Leave out the pictures and retype only the lines from the opening line to the line that holds "import plotly.graph_objects as go", both ends included.
+++ Task data
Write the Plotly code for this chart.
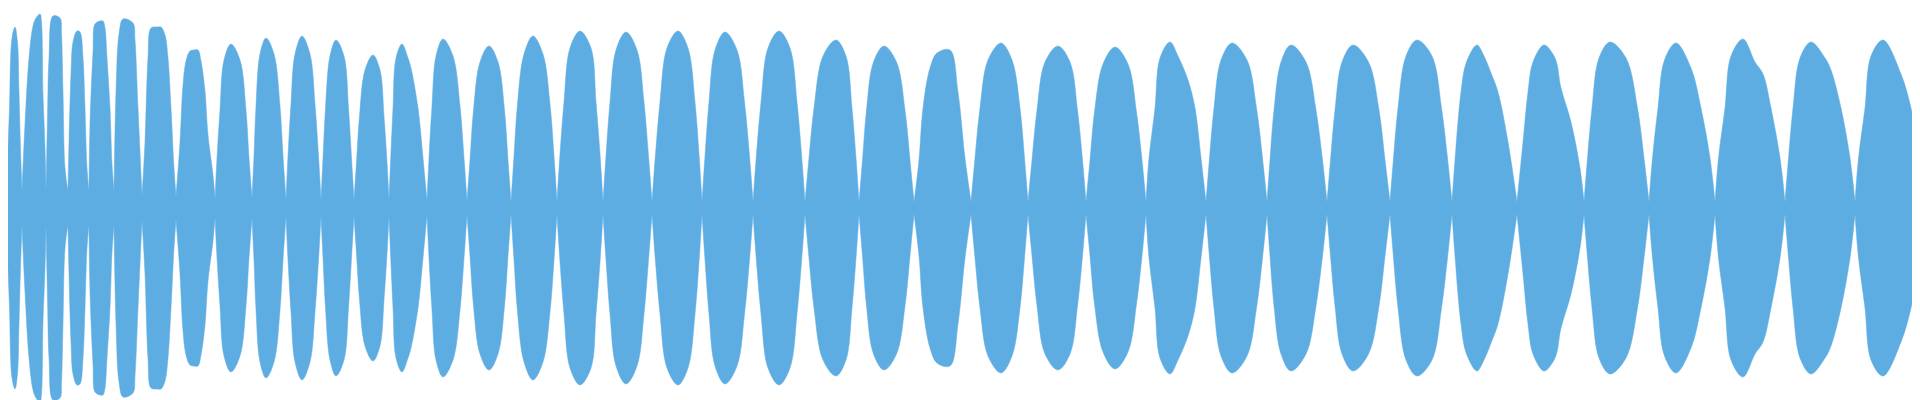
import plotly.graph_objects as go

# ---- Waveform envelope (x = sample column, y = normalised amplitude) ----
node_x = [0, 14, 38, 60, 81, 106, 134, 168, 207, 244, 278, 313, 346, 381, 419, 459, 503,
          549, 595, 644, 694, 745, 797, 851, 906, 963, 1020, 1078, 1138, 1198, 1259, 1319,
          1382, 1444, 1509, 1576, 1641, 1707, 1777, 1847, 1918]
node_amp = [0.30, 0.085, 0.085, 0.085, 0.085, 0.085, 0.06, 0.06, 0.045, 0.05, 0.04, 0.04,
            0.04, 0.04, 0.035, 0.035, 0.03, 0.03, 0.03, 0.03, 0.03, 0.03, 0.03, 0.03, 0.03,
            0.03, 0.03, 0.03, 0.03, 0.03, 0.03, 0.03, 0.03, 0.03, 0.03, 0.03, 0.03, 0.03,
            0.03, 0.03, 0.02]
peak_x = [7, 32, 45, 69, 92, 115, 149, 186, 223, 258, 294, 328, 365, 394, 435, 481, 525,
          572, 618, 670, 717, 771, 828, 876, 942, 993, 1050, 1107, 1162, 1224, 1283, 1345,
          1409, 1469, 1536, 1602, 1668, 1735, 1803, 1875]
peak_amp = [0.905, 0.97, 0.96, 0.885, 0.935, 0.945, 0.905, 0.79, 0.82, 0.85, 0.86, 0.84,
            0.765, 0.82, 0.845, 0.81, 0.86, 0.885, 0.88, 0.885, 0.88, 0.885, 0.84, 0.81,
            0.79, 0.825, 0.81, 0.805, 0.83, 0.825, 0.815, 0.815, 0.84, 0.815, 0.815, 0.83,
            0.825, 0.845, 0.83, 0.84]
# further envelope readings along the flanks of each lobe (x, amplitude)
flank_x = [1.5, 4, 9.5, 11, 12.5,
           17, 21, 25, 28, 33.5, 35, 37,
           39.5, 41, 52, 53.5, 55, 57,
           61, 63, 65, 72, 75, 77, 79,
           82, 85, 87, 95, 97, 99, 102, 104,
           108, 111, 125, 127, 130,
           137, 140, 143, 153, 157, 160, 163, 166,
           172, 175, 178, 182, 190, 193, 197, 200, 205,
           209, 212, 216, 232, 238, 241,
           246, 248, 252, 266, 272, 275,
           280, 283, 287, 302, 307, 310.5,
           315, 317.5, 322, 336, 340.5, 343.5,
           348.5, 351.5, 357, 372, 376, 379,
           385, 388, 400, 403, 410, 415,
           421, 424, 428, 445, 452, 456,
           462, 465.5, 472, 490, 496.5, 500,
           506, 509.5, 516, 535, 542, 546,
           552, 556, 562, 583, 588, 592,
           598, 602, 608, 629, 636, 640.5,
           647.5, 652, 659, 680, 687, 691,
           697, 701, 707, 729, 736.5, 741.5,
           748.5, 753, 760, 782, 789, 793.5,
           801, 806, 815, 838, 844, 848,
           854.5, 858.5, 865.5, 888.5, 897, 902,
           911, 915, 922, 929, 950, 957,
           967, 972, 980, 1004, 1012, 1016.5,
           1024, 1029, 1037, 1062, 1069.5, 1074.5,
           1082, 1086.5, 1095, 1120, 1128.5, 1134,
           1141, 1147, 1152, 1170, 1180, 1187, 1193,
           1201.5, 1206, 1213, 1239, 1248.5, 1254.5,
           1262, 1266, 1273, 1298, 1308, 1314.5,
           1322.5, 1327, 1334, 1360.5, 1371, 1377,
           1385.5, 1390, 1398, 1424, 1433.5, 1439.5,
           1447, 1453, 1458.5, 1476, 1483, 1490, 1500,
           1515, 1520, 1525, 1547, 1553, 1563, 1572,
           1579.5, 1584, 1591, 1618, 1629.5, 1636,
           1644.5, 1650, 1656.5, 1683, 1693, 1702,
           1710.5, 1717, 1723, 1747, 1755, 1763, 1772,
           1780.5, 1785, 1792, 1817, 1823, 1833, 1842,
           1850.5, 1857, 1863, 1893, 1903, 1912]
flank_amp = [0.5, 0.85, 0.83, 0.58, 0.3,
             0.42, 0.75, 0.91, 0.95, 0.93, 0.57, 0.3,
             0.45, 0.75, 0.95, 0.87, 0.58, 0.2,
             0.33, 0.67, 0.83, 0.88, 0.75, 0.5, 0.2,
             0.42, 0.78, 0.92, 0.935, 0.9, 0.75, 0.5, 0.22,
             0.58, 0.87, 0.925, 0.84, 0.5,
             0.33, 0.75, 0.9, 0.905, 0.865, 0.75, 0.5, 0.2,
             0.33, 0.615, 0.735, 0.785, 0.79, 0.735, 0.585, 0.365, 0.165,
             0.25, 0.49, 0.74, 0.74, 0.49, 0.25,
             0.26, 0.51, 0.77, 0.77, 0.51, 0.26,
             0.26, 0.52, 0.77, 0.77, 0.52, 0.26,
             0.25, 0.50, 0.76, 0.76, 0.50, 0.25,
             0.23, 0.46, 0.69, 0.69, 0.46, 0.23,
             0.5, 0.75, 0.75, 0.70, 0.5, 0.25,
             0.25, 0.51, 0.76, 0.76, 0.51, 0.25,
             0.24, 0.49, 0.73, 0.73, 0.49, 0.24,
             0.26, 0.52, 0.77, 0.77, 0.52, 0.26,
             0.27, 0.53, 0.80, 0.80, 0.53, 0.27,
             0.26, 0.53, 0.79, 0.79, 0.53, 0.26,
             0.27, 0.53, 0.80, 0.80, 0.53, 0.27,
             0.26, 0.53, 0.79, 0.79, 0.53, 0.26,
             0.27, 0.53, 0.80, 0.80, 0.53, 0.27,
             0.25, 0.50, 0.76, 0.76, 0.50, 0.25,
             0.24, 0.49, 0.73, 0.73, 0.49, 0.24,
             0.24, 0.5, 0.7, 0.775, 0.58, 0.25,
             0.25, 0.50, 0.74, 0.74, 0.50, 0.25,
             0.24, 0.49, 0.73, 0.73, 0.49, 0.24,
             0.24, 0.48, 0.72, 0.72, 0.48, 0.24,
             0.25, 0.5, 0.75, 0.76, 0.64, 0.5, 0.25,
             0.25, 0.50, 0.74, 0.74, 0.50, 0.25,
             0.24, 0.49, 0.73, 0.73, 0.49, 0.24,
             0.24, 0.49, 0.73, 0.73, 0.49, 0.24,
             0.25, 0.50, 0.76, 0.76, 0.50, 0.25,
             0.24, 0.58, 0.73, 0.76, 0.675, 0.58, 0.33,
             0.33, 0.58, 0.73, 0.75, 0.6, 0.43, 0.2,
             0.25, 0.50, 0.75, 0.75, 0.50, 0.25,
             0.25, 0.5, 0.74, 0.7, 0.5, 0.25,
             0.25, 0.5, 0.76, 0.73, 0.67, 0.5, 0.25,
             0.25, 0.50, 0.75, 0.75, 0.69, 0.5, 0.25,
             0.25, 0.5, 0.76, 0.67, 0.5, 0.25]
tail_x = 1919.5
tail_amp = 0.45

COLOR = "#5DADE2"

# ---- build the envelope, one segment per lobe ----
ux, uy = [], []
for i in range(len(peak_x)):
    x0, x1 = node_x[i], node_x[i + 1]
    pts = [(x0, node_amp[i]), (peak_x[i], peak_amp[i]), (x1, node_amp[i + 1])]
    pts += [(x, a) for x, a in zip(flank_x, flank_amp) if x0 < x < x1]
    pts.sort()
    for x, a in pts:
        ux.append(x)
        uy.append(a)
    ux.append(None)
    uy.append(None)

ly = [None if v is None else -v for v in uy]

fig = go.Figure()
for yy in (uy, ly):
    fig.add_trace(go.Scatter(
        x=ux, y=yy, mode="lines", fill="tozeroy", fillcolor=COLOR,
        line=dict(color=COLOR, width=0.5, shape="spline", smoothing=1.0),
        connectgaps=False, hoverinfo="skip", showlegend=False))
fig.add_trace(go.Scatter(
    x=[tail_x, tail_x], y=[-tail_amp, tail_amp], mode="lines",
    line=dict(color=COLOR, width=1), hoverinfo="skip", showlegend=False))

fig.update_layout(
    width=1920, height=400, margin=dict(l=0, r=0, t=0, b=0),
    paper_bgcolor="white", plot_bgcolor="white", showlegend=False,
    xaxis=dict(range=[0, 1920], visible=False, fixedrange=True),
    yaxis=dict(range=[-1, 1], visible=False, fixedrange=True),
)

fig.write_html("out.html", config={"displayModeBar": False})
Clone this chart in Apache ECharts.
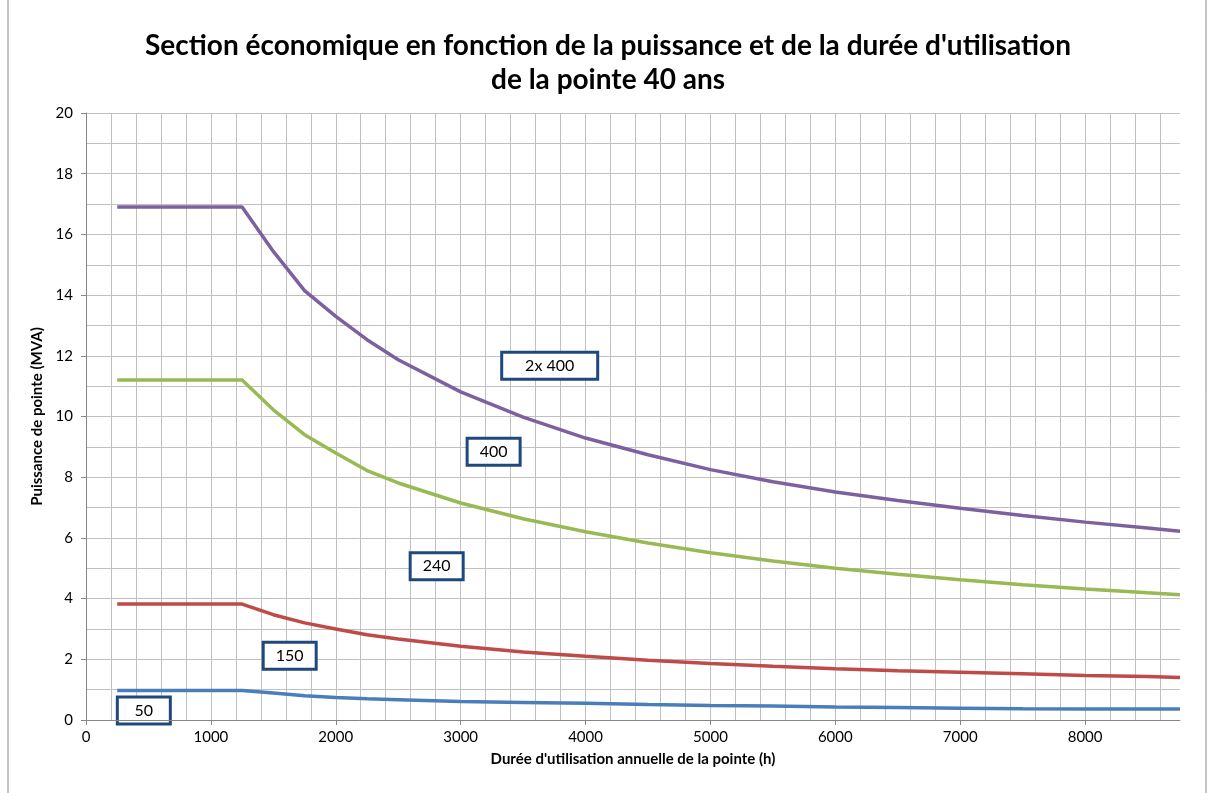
++++++
Exercise response
Write the Plotly code for this chart.
import plotly.graph_objects as go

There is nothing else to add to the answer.